_INFORMATION PROVIDED_

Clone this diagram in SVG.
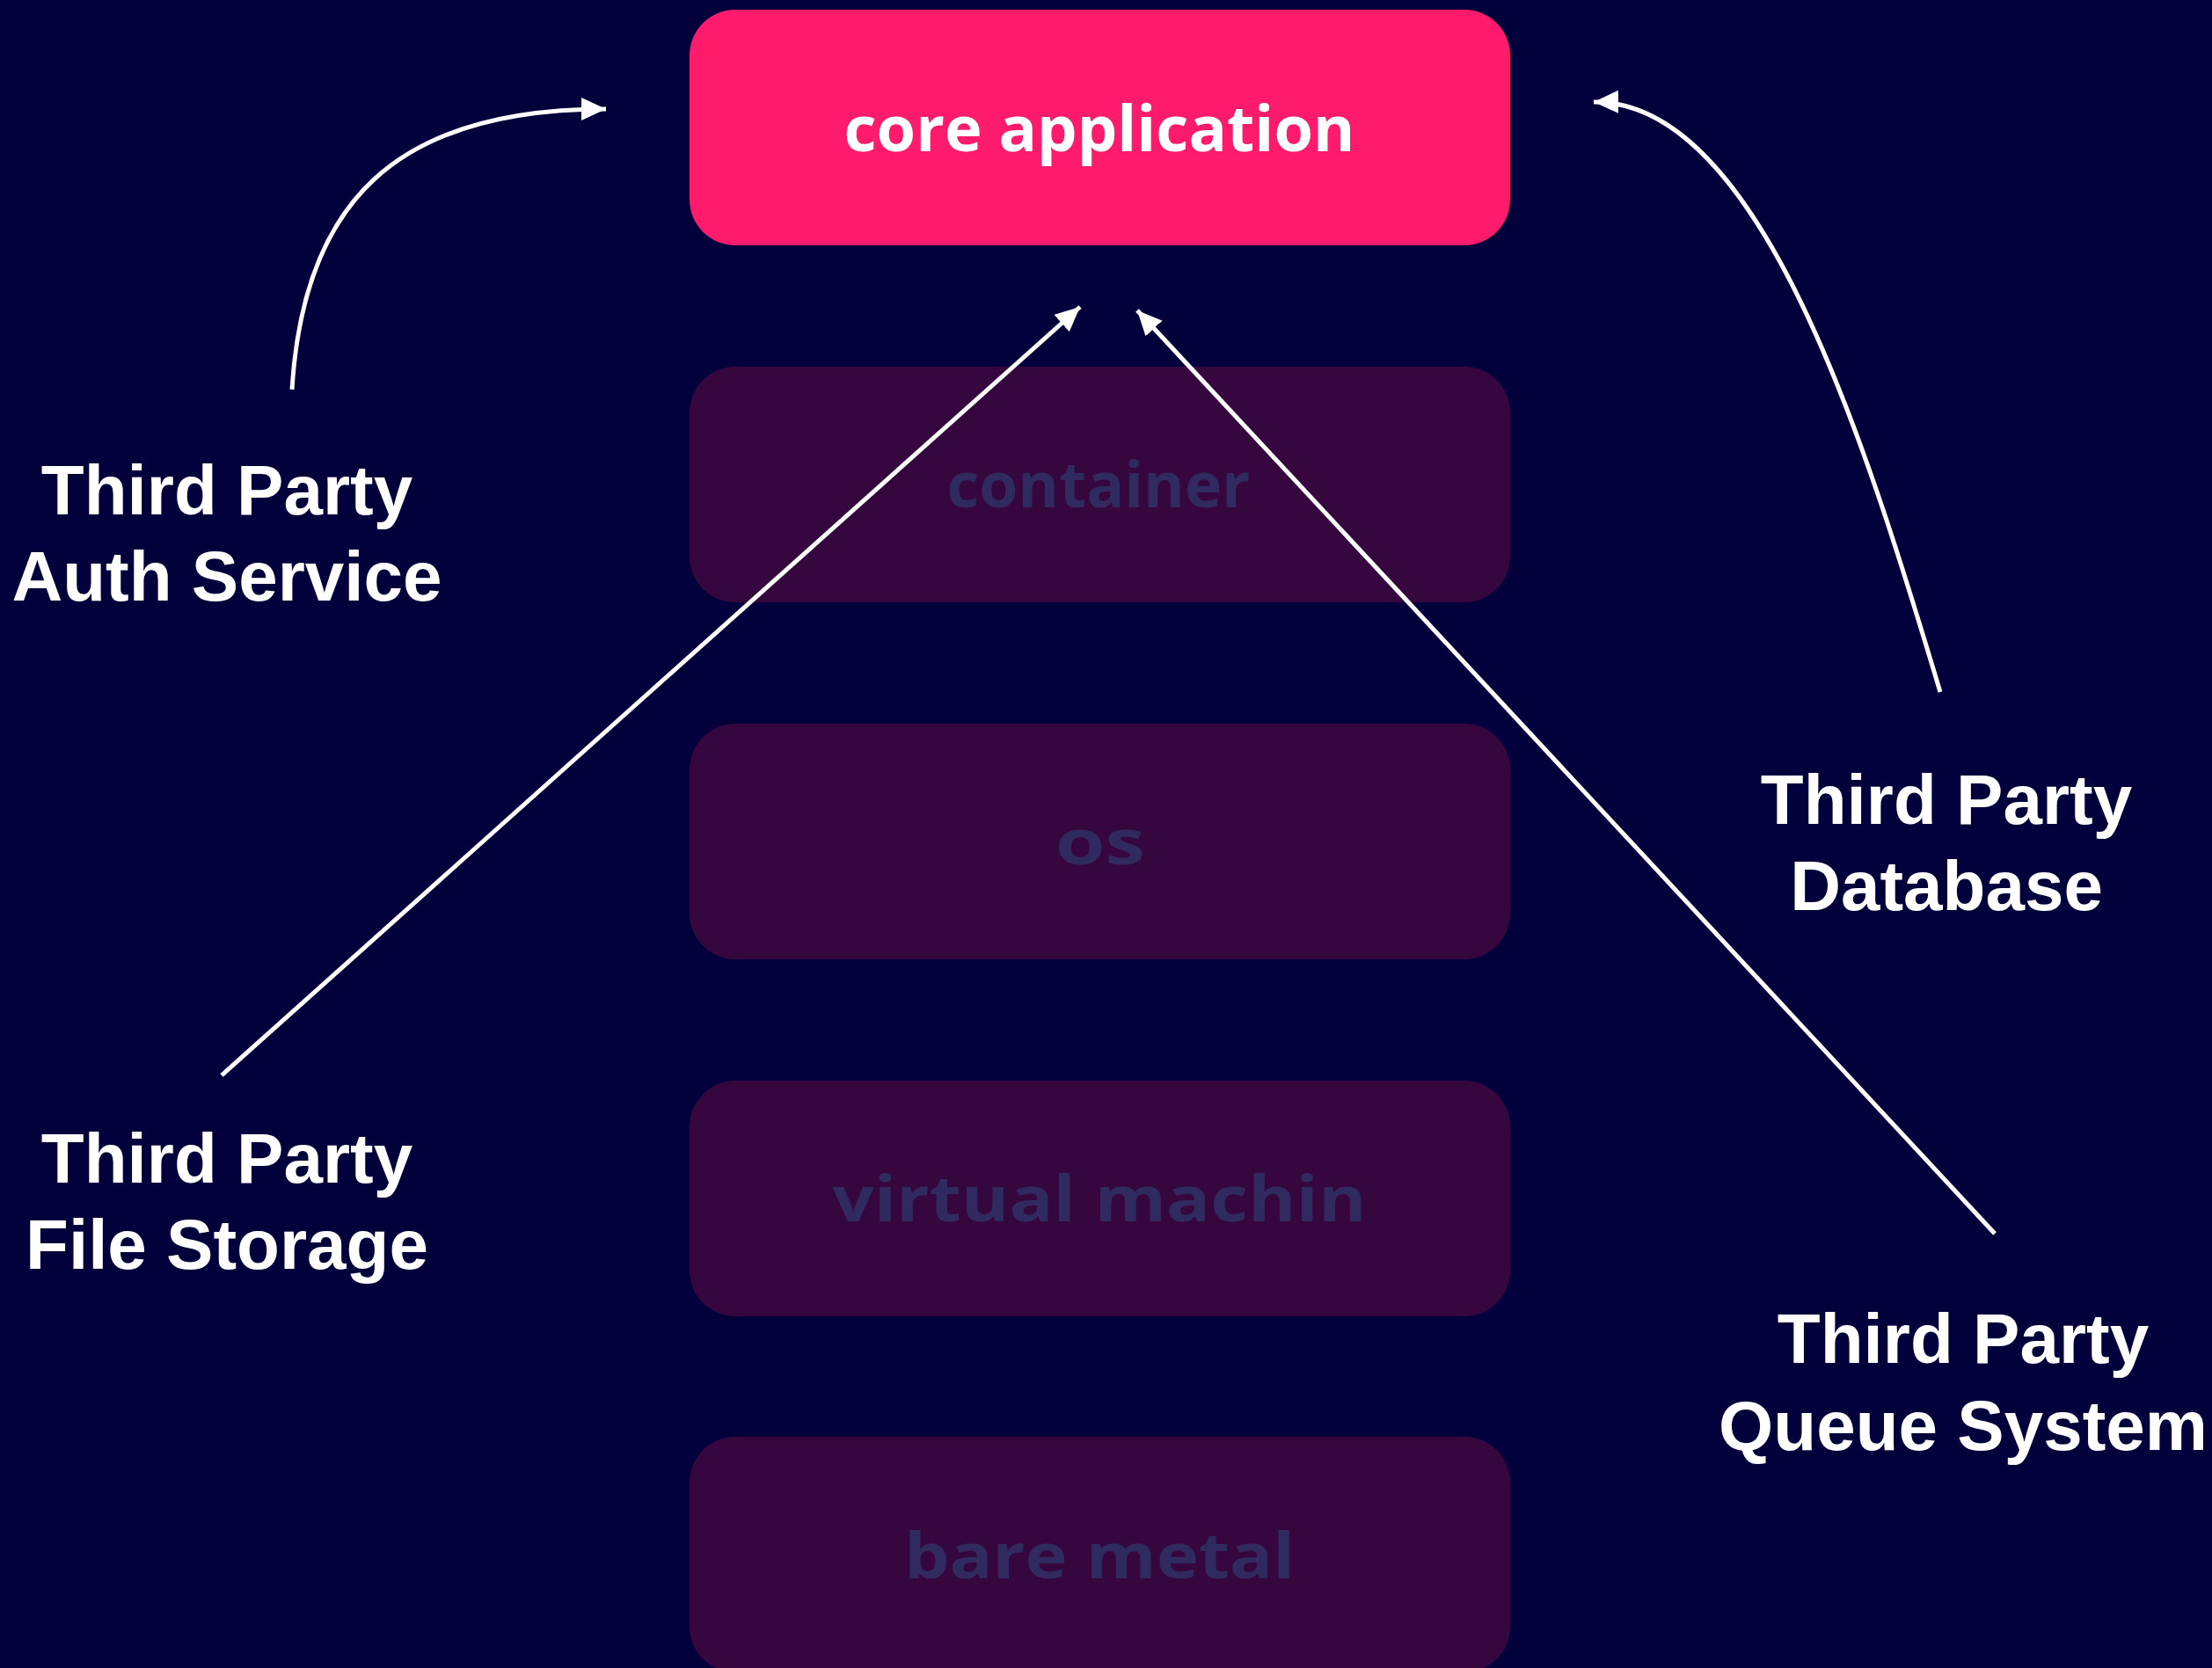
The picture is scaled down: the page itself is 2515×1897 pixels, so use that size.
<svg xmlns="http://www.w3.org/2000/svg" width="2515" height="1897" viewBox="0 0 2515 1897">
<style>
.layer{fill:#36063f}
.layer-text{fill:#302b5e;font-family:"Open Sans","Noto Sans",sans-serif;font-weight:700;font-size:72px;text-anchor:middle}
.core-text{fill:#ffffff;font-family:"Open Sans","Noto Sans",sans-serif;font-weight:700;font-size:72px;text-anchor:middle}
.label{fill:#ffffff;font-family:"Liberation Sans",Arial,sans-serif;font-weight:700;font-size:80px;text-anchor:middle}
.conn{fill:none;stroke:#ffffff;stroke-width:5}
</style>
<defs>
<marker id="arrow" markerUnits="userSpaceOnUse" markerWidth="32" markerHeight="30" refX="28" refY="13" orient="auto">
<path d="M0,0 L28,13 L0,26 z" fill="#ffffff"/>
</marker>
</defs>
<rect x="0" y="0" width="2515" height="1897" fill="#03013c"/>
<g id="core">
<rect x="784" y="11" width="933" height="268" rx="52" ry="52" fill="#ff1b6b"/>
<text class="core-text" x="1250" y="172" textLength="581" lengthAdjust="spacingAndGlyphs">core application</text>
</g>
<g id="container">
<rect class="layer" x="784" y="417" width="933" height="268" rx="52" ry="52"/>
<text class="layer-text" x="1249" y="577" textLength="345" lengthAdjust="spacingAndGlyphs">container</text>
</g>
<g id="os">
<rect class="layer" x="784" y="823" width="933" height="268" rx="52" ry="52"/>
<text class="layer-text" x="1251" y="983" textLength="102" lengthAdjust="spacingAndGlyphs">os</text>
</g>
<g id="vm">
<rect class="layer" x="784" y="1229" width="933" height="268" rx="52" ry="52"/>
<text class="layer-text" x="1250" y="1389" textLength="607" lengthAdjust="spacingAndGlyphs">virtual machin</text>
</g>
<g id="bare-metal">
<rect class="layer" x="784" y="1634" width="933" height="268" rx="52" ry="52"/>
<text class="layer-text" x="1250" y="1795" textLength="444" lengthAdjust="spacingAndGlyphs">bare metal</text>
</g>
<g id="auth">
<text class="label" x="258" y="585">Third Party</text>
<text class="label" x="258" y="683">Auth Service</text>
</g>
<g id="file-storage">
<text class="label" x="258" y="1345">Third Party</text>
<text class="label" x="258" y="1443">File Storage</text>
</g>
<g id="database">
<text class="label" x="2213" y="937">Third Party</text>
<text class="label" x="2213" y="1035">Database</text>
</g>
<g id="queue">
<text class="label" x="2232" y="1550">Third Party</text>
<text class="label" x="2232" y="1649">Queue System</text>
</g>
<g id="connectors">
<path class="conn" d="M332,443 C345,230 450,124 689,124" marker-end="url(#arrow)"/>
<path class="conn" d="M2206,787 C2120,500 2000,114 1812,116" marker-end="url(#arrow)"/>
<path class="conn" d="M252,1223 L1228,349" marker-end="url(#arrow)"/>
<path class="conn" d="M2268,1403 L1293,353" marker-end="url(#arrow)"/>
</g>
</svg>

_SET TASK_
Print out the lines exactly, skipping any picture.

_COMPLETED EXERCISE_
Clone this diagram in SVG.
The picture is scaled down: the page itself is 2515×1897 pixels, so use that size.
<svg xmlns="http://www.w3.org/2000/svg" width="2515" height="1897" viewBox="0 0 2515 1897">
<style>
.layer{fill:#36063f}
.layer-text{fill:#302b5e;font-family:"Open Sans","Noto Sans",sans-serif;font-weight:700;font-size:72px;text-anchor:middle}
.core-text{fill:#ffffff;font-family:"Open Sans","Noto Sans",sans-serif;font-weight:700;font-size:72px;text-anchor:middle}
.label{fill:#ffffff;font-family:"Liberation Sans",Arial,sans-serif;font-weight:700;font-size:80px;text-anchor:middle}
.conn{fill:none;stroke:#ffffff;stroke-width:5}
</style>
<defs>
<marker id="arrow" markerUnits="userSpaceOnUse" markerWidth="32" markerHeight="30" refX="28" refY="13" orient="auto">
<path d="M0,0 L28,13 L0,26 z" fill="#ffffff"/>
</marker>
</defs>
<rect x="0" y="0" width="2515" height="1897" fill="#03013c"/>
<g id="core">
<rect x="784" y="11" width="933" height="268" rx="52" ry="52" fill="#ff1b6b"/>
<text class="core-text" x="1250" y="172" textLength="581" lengthAdjust="spacingAndGlyphs">core application</text>
</g>
<g id="container">
<rect class="layer" x="784" y="417" width="933" height="268" rx="52" ry="52"/>
<text class="layer-text" x="1249" y="577" textLength="345" lengthAdjust="spacingAndGlyphs">container</text>
</g>
<g id="os">
<rect class="layer" x="784" y="823" width="933" height="268" rx="52" ry="52"/>
<text class="layer-text" x="1251" y="983" textLength="102" lengthAdjust="spacingAndGlyphs">os</text>
</g>
<g id="vm">
<rect class="layer" x="784" y="1229" width="933" height="268" rx="52" ry="52"/>
<text class="layer-text" x="1250" y="1389" textLength="607" lengthAdjust="spacingAndGlyphs">virtual machin</text>
</g>
<g id="bare-metal">
<rect class="layer" x="784" y="1634" width="933" height="268" rx="52" ry="52"/>
<text class="layer-text" x="1250" y="1795" textLength="444" lengthAdjust="spacingAndGlyphs">bare metal</text>
</g>
<g id="auth">
<text class="label" x="258" y="585">Third Party</text>
<text class="label" x="258" y="683">Auth Service</text>
</g>
<g id="file-storage">
<text class="label" x="258" y="1345">Third Party</text>
<text class="label" x="258" y="1443">File Storage</text>
</g>
<g id="database">
<text class="label" x="2213" y="937">Third Party</text>
<text class="label" x="2213" y="1035">Database</text>
</g>
<g id="queue">
<text class="label" x="2232" y="1550">Third Party</text>
<text class="label" x="2232" y="1649">Queue System</text>
</g>
<g id="connectors">
<path class="conn" d="M332,443 C345,230 450,124 689,124" marker-end="url(#arrow)"/>
<path class="conn" d="M2206,787 C2120,500 2000,114 1812,116" marker-end="url(#arrow)"/>
<path class="conn" d="M252,1223 L1228,349" marker-end="url(#arrow)"/>
<path class="conn" d="M2268,1403 L1293,353" marker-end="url(#arrow)"/>
</g>
</svg>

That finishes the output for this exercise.